The reformulation of the 1970s and 80s took place in all aspects of art history as it bears on the artist’s biography or subjectivity. These new approaches entailed an examination of ideology and subject positions in the making and reception of art that brought about critiques of:

  • myths and institutions that sustained the dominant view of art
  • the individual as a locus of meaning or intention
  • biography as a form or genre
  • a coherent subject or body of work (oeuvre)
  • genius, gender and related essentialist notions of the self
  • rhetorics and practices of biographical explanation – the monographic form of art exhibitions and books.

Rather than a stable and self-contained font of meaning, the artist appeared instead as the carrier or bearer of values, languages and histories produced outside him or herself. As opposed to a unique, expressive subject, the artist was depicted as immersed in historical or socio-sexual forces. Often he or she was thought to be unconscious of these processes, mistaking fragments of ideology or representation for a coherent experience or inner life. The anti-humanist structuralism of the period represented a rich set of themes and questions for research.

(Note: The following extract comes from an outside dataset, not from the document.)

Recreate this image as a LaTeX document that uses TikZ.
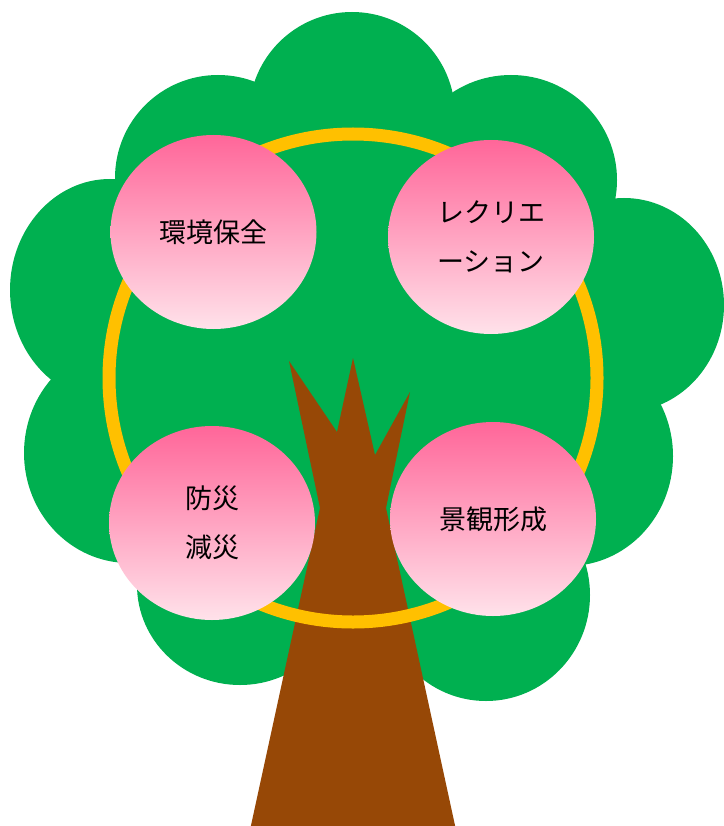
\documentclass[tikz,border=0pt]{standalone}
\usepackage{fontspec}
\newfontfamily\jpfont{Noto Sans CJK JP}
\usetikzlibrary{shapes.geometric}
\definecolor{leaf}{RGB}{0,176,80}
\definecolor{bark}{RGB}{151,72,6}
\definecolor{ringgold}{RGB}{255,192,0}
\definecolor{blossomtop}{RGB}{255,102,153}
\definecolor{blossombot}{RGB}{255,226,234}
\tikzset{
  lobe/.style={fill=leaf, draw=none},
  trunkfill/.style={fill=bark, draw=none},
  bandring/.style={draw=ringgold, line width=13pt},
  blossom/.style={ellipse, draw=none, inner sep=0pt,
    minimum width=206pt, minimum height=194pt,
    top color=blossomtop, bottom color=blossombot,
    align=center, text=black,
    font=\jpfont\fontsize{27pt}{49pt}\selectfont},
}
\begin{document}
\begin{tikzpicture}[x=1pt, y=-1pt]
  \useasboundingbox (0,0) rectangle (723,826);
  \fill[white] (0,0) rectangle (723,826);

  % canopy: overlapping lobes around a filled core
  \fill[lobe] (353,380) circle [radius=240];
  \fill[lobe] (352,115) ellipse [x radius=103, y radius=103];
  \fill[lobe] (218,178) ellipse [x radius=103, y radius=103];
  \fill[lobe] (511,180) ellipse [x radius=106, y radius=105];
  \fill[lobe] (110,290) ellipse [x radius=100, y radius=111];
  \fill[lobe] (624,305) ellipse [x radius=100, y radius=107];
  \fill[lobe] (129,453) ellipse [x radius=105, y radius=110];
  \fill[lobe] (568,456) ellipse [x radius=105, y radius=110];
  \fill[lobe] (240,585) ellipse [x radius=103, y radius=100];
  \fill[lobe] (486,595) ellipse [x radius=104, y radius=106];

  % trunk with three branch tips
  \fill[trunkfill] (250,830) -- (320,508) -- (289,361) -- (337,432)
    -- (353,358) -- (375,455) -- (410,392) -- (386,508) -- (456,830) -- cycle;

  % golden ring
  \draw[bandring] (353,378) circle [radius=244];

  % blossoms
  \node[blossom] (env)  at (213.5,232) {環境保全};
  \node[blossom] (rec)  at (491,237)   {レクリエ\\ーション};
  \node[blossom] (dis)  at (212,523)   {防災\\減災};
  \node[blossom] (land) at (493,519)   {景観形成};
\end{tikzpicture}
\end{document}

This is not to say that everything that was argued or written was productive or ‘correct’. There was a lot of verbiage, fashionable silliness and toeing the line. Other arguments were often marginalised as off-message and some immensely significant thinkers were treated as ‘dead dogs’, only to return later full of vigour. Aesthetics was treated as off-limits, ‘empirical’ testability or ‘experience’ unreasonably dismissed, and art too easily lined up with the ‘dominant ideology’. Sometimes, the ideas were incoherent or their wider implications misunderstood.